Alors que la FEUQ avait déjà identifié en août ces deux mesures comme faisant partie de son plan d’action annuel, la CREM a également déposé un mémoire, car la commission effectuait des audiences régionales. « C’était pertinent de réunir les acteurs de la région de Montréal pour y participer, estime Vincent Fournier Gosselin. Plus il y a de monde qui répète le même message, plus il y a de chances qu’il soit entendu. »

Une initiative locale encouragée par la FEUQ, même s’il se trouve à avoir doublon. « Toute initiative locale de ses associations est saluée, soutient son président Jonathan Bouchard. Cette pluralité d’actions et de moyens de pression contribue à la vitalité et à la force du mouvement étudiant. » Toutefois, il rappelle que la FEUQ est la seule association étudiante nationale universitaire reconnue par le gouvernement.

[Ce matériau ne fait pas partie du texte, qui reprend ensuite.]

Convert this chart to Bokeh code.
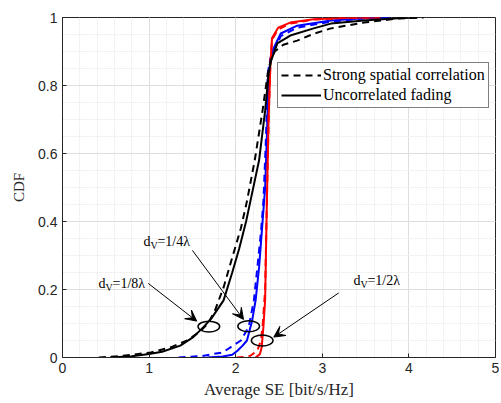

Les audiences de la Commission auront lieu à Québec les 28, 29 et 30 octobre prochains.

Autre vision à l’Université Laval

La Confédération des associations d’étudiants et étudiantes de l’Université Laval (CADEUL) et l’Université Laval ont déposé un mémoire commun à la commission sur la fiscalité le 9 octobre dernier.

De leur côté, ils proposent la création d’un Fonds dédié à l’enseignement supérieur. Ce modèle s’inspire de celui du Fonds des services de santé auquel toutes les entreprises cotisent selon la grosseur de leur masse salariale « En haussant de moins de 1 % la cotisation des entreprises au FSS, on parvient à dégager un milliard pour venir en aide au système d’éducation », soutient la présidente de la CADEUL, Caroline Aubry-Abel. Selon elle, cette mesure fiscale permet de dégager une somme bien supérieure à l’abolition du crédit d’impôt, ce qui aidera à combler le définancement des universités. « On parle d’un milliard contre 180 M $ », souligne-t-elle. Pour la CADEUL, déposer un mémoire commun avec la direction de l’Université montre le côté rassembleur de leur solution.